• Your objective:
Each line of the material below that holds the word "this" needs to be copied.

• • •

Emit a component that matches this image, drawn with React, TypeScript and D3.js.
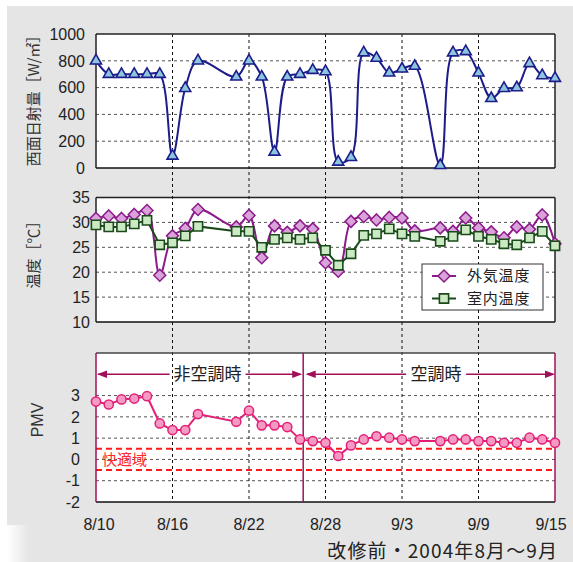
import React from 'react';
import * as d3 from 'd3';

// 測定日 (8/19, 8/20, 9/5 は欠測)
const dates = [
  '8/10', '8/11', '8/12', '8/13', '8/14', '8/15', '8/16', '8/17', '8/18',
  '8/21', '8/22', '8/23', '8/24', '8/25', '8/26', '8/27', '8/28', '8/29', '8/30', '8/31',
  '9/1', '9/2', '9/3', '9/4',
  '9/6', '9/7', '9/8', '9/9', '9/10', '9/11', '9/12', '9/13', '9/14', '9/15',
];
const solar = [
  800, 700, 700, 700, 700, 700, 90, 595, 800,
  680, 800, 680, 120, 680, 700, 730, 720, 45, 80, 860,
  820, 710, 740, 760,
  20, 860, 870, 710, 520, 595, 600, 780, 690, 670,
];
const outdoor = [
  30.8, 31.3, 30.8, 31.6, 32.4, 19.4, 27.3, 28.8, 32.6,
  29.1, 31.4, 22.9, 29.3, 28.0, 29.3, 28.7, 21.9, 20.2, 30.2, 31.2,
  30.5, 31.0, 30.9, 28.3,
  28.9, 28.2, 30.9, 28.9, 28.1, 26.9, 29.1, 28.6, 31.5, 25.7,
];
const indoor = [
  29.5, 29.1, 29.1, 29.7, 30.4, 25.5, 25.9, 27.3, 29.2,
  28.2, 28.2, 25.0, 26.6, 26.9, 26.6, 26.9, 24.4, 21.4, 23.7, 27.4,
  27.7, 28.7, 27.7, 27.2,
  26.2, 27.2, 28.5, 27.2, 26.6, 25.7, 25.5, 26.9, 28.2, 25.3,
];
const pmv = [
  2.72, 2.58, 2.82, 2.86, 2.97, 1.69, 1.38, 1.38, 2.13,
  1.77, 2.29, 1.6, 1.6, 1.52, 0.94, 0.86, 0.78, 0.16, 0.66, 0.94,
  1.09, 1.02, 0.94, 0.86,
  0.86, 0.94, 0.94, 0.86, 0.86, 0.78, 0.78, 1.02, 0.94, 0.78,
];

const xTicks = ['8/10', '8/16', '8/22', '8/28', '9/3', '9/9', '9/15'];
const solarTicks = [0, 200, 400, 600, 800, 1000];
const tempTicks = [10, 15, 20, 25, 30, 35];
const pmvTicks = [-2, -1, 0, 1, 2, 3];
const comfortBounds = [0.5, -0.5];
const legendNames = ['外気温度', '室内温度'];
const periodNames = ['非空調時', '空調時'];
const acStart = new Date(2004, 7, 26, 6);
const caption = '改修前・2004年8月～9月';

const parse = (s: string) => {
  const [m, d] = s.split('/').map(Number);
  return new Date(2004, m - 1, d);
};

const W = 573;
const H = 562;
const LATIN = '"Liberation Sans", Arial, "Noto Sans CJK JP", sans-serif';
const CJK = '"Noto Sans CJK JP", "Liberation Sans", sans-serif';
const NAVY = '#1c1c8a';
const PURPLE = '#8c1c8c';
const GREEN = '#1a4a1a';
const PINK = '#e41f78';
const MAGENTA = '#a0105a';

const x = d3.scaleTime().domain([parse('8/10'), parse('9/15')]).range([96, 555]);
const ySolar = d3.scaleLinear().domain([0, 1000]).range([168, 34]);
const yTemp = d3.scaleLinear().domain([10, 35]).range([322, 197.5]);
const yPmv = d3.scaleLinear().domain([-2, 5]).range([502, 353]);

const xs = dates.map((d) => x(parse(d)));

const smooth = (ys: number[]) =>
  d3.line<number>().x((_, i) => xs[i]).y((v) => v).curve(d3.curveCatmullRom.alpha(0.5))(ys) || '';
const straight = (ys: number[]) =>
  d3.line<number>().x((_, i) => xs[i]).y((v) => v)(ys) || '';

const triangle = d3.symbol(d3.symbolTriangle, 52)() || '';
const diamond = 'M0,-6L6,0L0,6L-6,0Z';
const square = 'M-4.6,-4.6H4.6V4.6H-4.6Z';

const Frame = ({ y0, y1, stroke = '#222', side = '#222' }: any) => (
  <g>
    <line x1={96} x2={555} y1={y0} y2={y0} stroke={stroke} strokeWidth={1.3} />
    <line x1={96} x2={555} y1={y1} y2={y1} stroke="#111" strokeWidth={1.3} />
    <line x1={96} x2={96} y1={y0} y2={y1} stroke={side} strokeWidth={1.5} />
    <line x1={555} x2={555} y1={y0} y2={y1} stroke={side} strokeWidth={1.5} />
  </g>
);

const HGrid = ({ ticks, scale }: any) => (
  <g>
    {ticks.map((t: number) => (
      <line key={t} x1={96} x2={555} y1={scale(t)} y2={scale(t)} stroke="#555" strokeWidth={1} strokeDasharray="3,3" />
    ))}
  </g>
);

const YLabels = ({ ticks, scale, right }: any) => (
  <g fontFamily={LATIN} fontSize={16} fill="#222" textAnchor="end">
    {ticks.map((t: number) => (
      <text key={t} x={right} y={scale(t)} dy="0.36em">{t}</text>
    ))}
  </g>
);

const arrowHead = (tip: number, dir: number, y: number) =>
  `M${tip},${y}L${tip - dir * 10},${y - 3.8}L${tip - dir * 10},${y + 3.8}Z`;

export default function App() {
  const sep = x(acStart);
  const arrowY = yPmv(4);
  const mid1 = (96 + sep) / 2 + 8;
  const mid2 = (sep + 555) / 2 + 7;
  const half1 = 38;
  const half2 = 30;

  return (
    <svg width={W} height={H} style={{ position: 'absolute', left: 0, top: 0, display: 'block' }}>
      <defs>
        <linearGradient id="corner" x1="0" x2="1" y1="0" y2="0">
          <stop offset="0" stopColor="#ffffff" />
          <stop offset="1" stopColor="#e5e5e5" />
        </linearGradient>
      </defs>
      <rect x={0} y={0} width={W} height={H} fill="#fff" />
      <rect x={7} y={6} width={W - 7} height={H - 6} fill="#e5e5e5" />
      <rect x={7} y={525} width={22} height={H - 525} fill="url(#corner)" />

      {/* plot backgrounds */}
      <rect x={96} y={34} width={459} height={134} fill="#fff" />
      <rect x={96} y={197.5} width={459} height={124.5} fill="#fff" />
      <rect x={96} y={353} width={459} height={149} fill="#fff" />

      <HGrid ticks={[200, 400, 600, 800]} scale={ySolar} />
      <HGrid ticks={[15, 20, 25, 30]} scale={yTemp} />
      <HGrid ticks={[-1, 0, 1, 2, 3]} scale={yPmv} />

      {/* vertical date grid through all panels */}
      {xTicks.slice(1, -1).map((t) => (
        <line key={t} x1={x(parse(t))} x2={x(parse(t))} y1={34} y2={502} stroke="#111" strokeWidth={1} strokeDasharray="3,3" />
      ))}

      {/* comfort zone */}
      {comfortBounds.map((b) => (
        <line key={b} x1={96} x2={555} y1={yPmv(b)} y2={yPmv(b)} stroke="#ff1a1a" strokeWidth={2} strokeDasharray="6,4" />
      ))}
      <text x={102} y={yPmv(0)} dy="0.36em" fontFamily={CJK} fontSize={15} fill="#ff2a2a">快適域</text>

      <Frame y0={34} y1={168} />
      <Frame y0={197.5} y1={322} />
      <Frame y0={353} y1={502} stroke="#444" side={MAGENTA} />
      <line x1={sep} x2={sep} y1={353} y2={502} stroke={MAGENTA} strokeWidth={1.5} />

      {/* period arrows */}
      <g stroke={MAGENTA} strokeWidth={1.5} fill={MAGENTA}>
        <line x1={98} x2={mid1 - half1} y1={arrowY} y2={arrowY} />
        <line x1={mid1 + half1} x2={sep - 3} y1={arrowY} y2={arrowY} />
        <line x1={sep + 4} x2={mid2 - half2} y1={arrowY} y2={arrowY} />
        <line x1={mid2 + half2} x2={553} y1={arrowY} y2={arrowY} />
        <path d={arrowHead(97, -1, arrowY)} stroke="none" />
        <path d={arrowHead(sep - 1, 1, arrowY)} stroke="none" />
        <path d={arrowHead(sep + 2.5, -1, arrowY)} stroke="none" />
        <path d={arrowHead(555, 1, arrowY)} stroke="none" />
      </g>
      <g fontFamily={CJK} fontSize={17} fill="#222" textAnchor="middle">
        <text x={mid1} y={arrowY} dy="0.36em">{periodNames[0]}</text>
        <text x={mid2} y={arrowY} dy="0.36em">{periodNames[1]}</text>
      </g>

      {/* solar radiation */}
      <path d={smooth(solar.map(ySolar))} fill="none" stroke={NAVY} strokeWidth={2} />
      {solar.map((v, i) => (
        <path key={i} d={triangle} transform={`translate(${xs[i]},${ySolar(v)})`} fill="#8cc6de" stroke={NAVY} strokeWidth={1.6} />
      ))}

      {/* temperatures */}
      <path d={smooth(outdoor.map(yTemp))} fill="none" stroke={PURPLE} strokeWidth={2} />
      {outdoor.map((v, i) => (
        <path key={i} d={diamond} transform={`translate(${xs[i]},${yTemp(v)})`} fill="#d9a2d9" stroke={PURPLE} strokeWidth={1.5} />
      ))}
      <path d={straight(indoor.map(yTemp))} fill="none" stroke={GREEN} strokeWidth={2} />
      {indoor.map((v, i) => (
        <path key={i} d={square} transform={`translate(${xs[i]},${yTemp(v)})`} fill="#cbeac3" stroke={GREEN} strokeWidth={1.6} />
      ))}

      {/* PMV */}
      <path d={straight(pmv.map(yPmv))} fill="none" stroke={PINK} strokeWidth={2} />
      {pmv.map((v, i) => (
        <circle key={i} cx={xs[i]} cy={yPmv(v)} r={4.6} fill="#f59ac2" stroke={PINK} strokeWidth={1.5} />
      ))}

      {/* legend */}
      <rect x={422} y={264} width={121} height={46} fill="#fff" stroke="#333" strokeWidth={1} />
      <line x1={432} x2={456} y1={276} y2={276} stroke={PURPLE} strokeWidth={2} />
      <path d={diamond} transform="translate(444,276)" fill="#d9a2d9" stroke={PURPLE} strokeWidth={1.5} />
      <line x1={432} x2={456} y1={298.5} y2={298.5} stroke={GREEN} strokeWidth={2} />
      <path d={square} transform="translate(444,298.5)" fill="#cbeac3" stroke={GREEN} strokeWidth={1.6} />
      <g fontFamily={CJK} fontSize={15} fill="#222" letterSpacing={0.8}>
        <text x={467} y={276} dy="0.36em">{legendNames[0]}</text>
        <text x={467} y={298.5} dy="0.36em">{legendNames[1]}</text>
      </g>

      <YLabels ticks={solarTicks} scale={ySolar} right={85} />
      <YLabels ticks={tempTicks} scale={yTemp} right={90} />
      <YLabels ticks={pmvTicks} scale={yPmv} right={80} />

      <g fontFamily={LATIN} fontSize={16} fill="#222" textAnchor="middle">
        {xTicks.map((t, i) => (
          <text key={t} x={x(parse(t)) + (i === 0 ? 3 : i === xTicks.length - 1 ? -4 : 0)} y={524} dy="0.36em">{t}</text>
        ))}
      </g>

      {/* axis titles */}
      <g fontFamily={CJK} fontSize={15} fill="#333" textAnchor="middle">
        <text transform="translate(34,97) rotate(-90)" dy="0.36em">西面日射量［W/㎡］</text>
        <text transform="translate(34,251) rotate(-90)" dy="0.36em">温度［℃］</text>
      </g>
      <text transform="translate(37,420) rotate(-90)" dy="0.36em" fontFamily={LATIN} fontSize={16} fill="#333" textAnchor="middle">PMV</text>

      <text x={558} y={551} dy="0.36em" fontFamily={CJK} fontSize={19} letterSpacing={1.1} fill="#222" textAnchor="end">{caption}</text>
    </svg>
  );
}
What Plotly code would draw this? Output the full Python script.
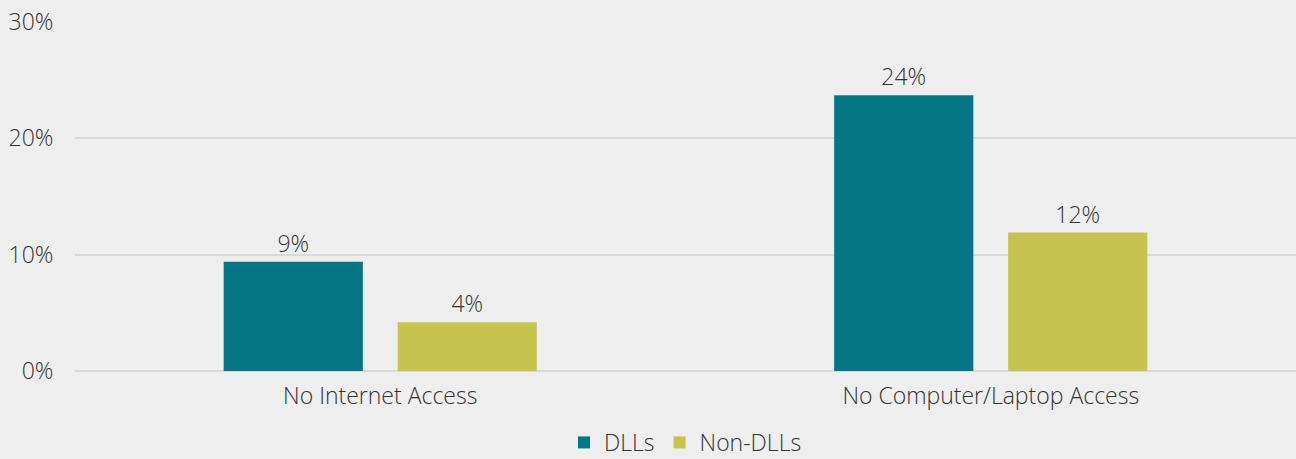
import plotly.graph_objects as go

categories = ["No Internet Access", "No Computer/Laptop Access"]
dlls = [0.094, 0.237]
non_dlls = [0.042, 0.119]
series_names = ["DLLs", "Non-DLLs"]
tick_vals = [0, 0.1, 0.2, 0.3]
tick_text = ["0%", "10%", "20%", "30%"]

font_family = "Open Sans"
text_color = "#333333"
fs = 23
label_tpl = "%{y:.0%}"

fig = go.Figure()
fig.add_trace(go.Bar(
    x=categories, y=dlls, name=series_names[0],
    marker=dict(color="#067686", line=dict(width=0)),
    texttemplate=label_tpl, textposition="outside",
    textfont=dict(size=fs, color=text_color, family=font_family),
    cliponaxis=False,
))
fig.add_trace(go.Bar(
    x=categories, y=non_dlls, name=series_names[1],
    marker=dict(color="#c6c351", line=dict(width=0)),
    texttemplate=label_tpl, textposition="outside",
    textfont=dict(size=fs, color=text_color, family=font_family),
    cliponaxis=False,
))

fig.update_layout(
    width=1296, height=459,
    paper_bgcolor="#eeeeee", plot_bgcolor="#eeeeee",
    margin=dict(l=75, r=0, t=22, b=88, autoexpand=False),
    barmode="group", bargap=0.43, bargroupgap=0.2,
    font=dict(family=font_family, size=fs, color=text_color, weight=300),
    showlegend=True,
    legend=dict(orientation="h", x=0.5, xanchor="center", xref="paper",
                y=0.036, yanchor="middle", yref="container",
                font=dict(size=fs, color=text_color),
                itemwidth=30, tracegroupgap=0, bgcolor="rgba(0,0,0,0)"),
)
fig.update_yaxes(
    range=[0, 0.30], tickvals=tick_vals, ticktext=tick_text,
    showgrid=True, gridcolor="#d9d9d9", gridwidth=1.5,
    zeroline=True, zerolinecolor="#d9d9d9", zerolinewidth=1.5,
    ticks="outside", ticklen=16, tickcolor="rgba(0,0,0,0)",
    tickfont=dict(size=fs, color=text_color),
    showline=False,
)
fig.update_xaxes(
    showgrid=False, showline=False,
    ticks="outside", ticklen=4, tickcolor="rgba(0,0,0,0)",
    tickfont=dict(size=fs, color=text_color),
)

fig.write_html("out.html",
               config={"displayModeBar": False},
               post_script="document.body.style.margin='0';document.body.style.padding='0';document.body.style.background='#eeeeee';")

• • •

• Task output:
Emit a component that matches this image, drawn with React, TypeScript and D3.js.
What Plotly code would draw this? Output the full Python script.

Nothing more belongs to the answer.